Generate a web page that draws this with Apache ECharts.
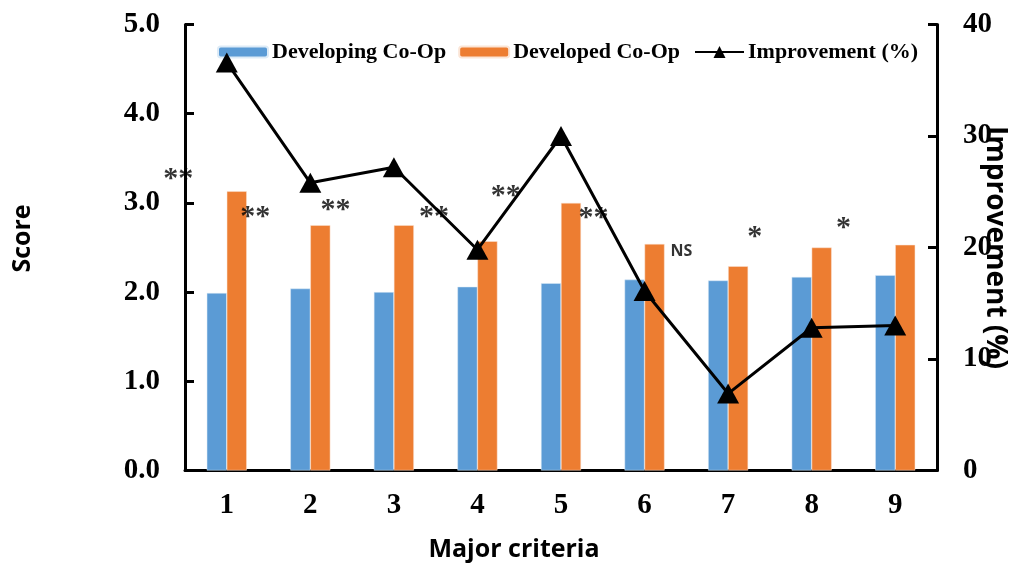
<!DOCTYPE html>
<html>
<head>
<meta charset="utf-8">
<script src="https://cdn.jsdelivr.net/npm/echarts@6/dist/echarts.min.js"></script>
<style>html,body{margin:0;padding:0;background:#fff;}#c{width:1010px;height:570px;}</style>
</head>
<body>
<div id="c"></div>
<script>
var categories = ['1','2','3','4','5','6','7','8','9'];
var developing = [1.99, 2.04, 2.00, 2.06, 2.10, 2.14, 2.13, 2.17, 2.19];
var developed = [3.13, 2.75, 2.75, 2.57, 3.00, 2.54, 2.29, 2.50, 2.53];
var improvement = [36.6, 25.8, 27.2, 19.8, 30.0, 16.1, 6.9, 12.8, 13.0];
var scoreTicks = [0, 1, 2, 3, 4, 5];
var improvementTicks = [0, 10, 20, 30, 40];
// significance annotations: [category position, score level, text]
var sigX = [-0.58, 0.34, 1.30, 2.48, 3.34, 4.39, 5.44, 6.32, 7.38];
var sigY = [3.27, 2.84, 2.92, 2.84, 3.07, 2.83, 2.46, 2.62, 2.72];
var sigText = ['**', '**', '**', '**', '**', '**', 'NS', '*', '*'];

var serif = '"Liberation Serif", "Times New Roman", serif';
var sans = '"Open Sans", "Noto Sans", sans-serif';

var chart = echarts.init(document.getElementById('c'));
var sigData = sigX.map(function (x, i) {
  var isNS = sigText[i] === 'NS';
  return {
    value: [x, sigY[i]], name: sigText[i],
    label: isNS ? { fontFamily: sans, fontSize: 16 } : { fontFamily: serif, fontSize: 30 }
  };
});
var legendText = { fontFamily: serif, fontWeight: 'bold', fontSize: 22, color: '#000', padding: [0, 0, 0, -1] };

chart.setOption({
  animation: false,
  backgroundColor: '#fff',
  grid: { left: 185, right: 73, top: 24.5, bottom: 99.5, containLabel: false, outerBoundsMode: 'none' },
  legend: [{
    left: 212, top: 36,
    itemWidth: 50, itemHeight: 11, itemGap: 12,
    textStyle: legendText,
    data: [{ name: 'Developing Co-Op' }, { name: 'Developed Co-Op' }]
  }, {
    left: 689, top: 36,
    itemWidth: 49, itemHeight: 15,
    textStyle: legendText,
    data: [{ name: 'Improvement (%)' }]
  }],
  xAxis: [{
    type: 'category', data: categories,
    axisLine: { lineStyle: { color: '#000', width: 3 } },
    axisTick: { show: false },
    axisLabel: { fontFamily: serif, fontWeight: 'bold', fontSize: 29, color: '#000', margin: 21 },
    name: 'Major criteria', nameLocation: 'middle', nameGap: 67, nameMoveOverlap: false,
    nameTextStyle: { fontFamily: sans, fontWeight: 'bold', fontSize: 25, color: '#000', padding: [0, 94, 0, 0] }
  }, {
    type: 'value', min: -0.5, max: 8.5, show: false
  }],
  yAxis: [{
    type: 'value', min: scoreTicks[0], max: scoreTicks[scoreTicks.length - 1], interval: 1,
    axisLine: { show: true, onZero: false, lineStyle: { color: '#000', width: 3 } },
    axisTick: { show: true, inside: true, length: 9, lineStyle: { color: '#000', width: 3 } },
    splitLine: { show: false },
    axisLabel: { fontFamily: serif, fontWeight: 'bold', fontSize: 29, color: '#000', margin: 25,
      formatter: function (v) { return v.toFixed(1); } },
    name: 'Score', nameLocation: 'middle', nameGap: 150, nameMoveOverlap: false,
    nameTextStyle: { fontFamily: sans, fontWeight: 'bold', fontSize: 25, color: '#000', padding: [0, 0, 0, 18] }
  }, {
    type: 'value', min: improvementTicks[0], max: improvementTicks[improvementTicks.length - 1], interval: 10, position: 'right',
    axisLine: { show: true, onZero: false, lineStyle: { color: '#000', width: 3 } },
    axisTick: { show: true, inside: true, length: 9, lineStyle: { color: '#000', width: 3 } },
    splitLine: { show: false },
    axisLabel: { fontFamily: serif, fontWeight: 'bold', fontSize: 29, color: '#000', margin: 26 },
    name: 'Improvement (%)', nameLocation: 'middle', nameGap: 44, nameRotate: -90, nameMoveOverlap: false,
    nameTextStyle: { fontFamily: sans, fontWeight: 'bold', fontSize: 28, color: '#000' }
  }],
  series: [{
    name: 'Developing Co-Op', type: 'bar', data: developing, barWidth: 20, barGap: '0%',
    itemStyle: { color: '#5B9BD5', borderColor: '#DDEBF7', borderWidth: 0.5 }
  }, {
    name: 'Developed Co-Op', type: 'bar', data: developed, barWidth: 20, barGap: '0%',
    itemStyle: { color: '#ED7D31', borderColor: '#FBE5D6', borderWidth: 0.5 }
  }, {
    name: 'Improvement (%)', type: 'line', yAxisIndex: 1, data: improvement,
    symbol: 'triangle', symbolSize: [22, 20],
    lineStyle: { color: '#000', width: 3 },
    itemStyle: { color: '#000' }, z: 5
  }, {
    name: 'sig', type: 'scatter', xAxisIndex: 1, yAxisIndex: 0, data: sigData,
    symbolSize: 0, silent: true, clip: false,
    label: { show: true, position: 'inside', color: '#000', fontWeight: 'bold',
      formatter: function (p) { return p.name; } },
    z: 6
  }]
});
</script>
</body>
</html>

******************************

PROBLEM DESCRIPTION:
Copy out the data above exactly, except the pictures.

COMPLETED EXERCISE:
Generate a web page that draws this with Apache ECharts.
<!DOCTYPE html>
<html>
<head>
<meta charset="utf-8">
<script src="https://cdn.jsdelivr.net/npm/echarts@6/dist/echarts.min.js"></script>
<style>html,body{margin:0;padding:0;background:#fff;}#c{width:1010px;height:570px;}</style>
</head>
<body>
<div id="c"></div>
<script>
var categories = ['1','2','3','4','5','6','7','8','9'];
var developing = [1.99, 2.04, 2.00, 2.06, 2.10, 2.14, 2.13, 2.17, 2.19];
var developed = [3.13, 2.75, 2.75, 2.57, 3.00, 2.54, 2.29, 2.50, 2.53];
var improvement = [36.6, 25.8, 27.2, 19.8, 30.0, 16.1, 6.9, 12.8, 13.0];
var scoreTicks = [0, 1, 2, 3, 4, 5];
var improvementTicks = [0, 10, 20, 30, 40];
// significance annotations: [category position, score level, text]
var sigX = [-0.58, 0.34, 1.30, 2.48, 3.34, 4.39, 5.44, 6.32, 7.38];
var sigY = [3.27, 2.84, 2.92, 2.84, 3.07, 2.83, 2.46, 2.62, 2.72];
var sigText = ['**', '**', '**', '**', '**', '**', 'NS', '*', '*'];

var serif = '"Liberation Serif", "Times New Roman", serif';
var sans = '"Open Sans", "Noto Sans", sans-serif';

var chart = echarts.init(document.getElementById('c'));
var sigData = sigX.map(function (x, i) {
  var isNS = sigText[i] === 'NS';
  return {
    value: [x, sigY[i]], name: sigText[i],
    label: isNS ? { fontFamily: sans, fontSize: 16 } : { fontFamily: serif, fontSize: 30 }
  };
});
var legendText = { fontFamily: serif, fontWeight: 'bold', fontSize: 22, color: '#000', padding: [0, 0, 0, -1] };

chart.setOption({
  animation: false,
  backgroundColor: '#fff',
  grid: { left: 185, right: 73, top: 24.5, bottom: 99.5, containLabel: false, outerBoundsMode: 'none' },
  legend: [{
    left: 212, top: 36,
    itemWidth: 50, itemHeight: 11, itemGap: 12,
    textStyle: legendText,
    data: [{ name: 'Developing Co-Op' }, { name: 'Developed Co-Op' }]
  }, {
    left: 689, top: 36,
    itemWidth: 49, itemHeight: 15,
    textStyle: legendText,
    data: [{ name: 'Improvement (%)' }]
  }],
  xAxis: [{
    type: 'category', data: categories,
    axisLine: { lineStyle: { color: '#000', width: 3 } },
    axisTick: { show: false },
    axisLabel: { fontFamily: serif, fontWeight: 'bold', fontSize: 29, color: '#000', margin: 21 },
    name: 'Major criteria', nameLocation: 'middle', nameGap: 67, nameMoveOverlap: false,
    nameTextStyle: { fontFamily: sans, fontWeight: 'bold', fontSize: 25, color: '#000', padding: [0, 94, 0, 0] }
  }, {
    type: 'value', min: -0.5, max: 8.5, show: false
  }],
  yAxis: [{
    type: 'value', min: scoreTicks[0], max: scoreTicks[scoreTicks.length - 1], interval: 1,
    axisLine: { show: true, onZero: false, lineStyle: { color: '#000', width: 3 } },
    axisTick: { show: true, inside: true, length: 9, lineStyle: { color: '#000', width: 3 } },
    splitLine: { show: false },
    axisLabel: { fontFamily: serif, fontWeight: 'bold', fontSize: 29, color: '#000', margin: 25,
      formatter: function (v) { return v.toFixed(1); } },
    name: 'Score', nameLocation: 'middle', nameGap: 150, nameMoveOverlap: false,
    nameTextStyle: { fontFamily: sans, fontWeight: 'bold', fontSize: 25, color: '#000', padding: [0, 0, 0, 18] }
  }, {
    type: 'value', min: improvementTicks[0], max: improvementTicks[improvementTicks.length - 1], interval: 10, position: 'right',
    axisLine: { show: true, onZero: false, lineStyle: { color: '#000', width: 3 } },
    axisTick: { show: true, inside: true, length: 9, lineStyle: { color: '#000', width: 3 } },
    splitLine: { show: false },
    axisLabel: { fontFamily: serif, fontWeight: 'bold', fontSize: 29, color: '#000', margin: 26 },
    name: 'Improvement (%)', nameLocation: 'middle', nameGap: 44, nameRotate: -90, nameMoveOverlap: false,
    nameTextStyle: { fontFamily: sans, fontWeight: 'bold', fontSize: 28, color: '#000' }
  }],
  series: [{
    name: 'Developing Co-Op', type: 'bar', data: developing, barWidth: 20, barGap: '0%',
    itemStyle: { color: '#5B9BD5', borderColor: '#DDEBF7', borderWidth: 0.5 }
  }, {
    name: 'Developed Co-Op', type: 'bar', data: developed, barWidth: 20, barGap: '0%',
    itemStyle: { color: '#ED7D31', borderColor: '#FBE5D6', borderWidth: 0.5 }
  }, {
    name: 'Improvement (%)', type: 'line', yAxisIndex: 1, data: improvement,
    symbol: 'triangle', symbolSize: [22, 20],
    lineStyle: { color: '#000', width: 3 },
    itemStyle: { color: '#000' }, z: 5
  }, {
    name: 'sig', type: 'scatter', xAxisIndex: 1, yAxisIndex: 0, data: sigData,
    symbolSize: 0, silent: true, clip: false,
    label: { show: true, position: 'inside', color: '#000', fontWeight: 'bold',
      formatter: function (p) { return p.name; } },
    z: 6
  }]
});
</script>
</body>
</html>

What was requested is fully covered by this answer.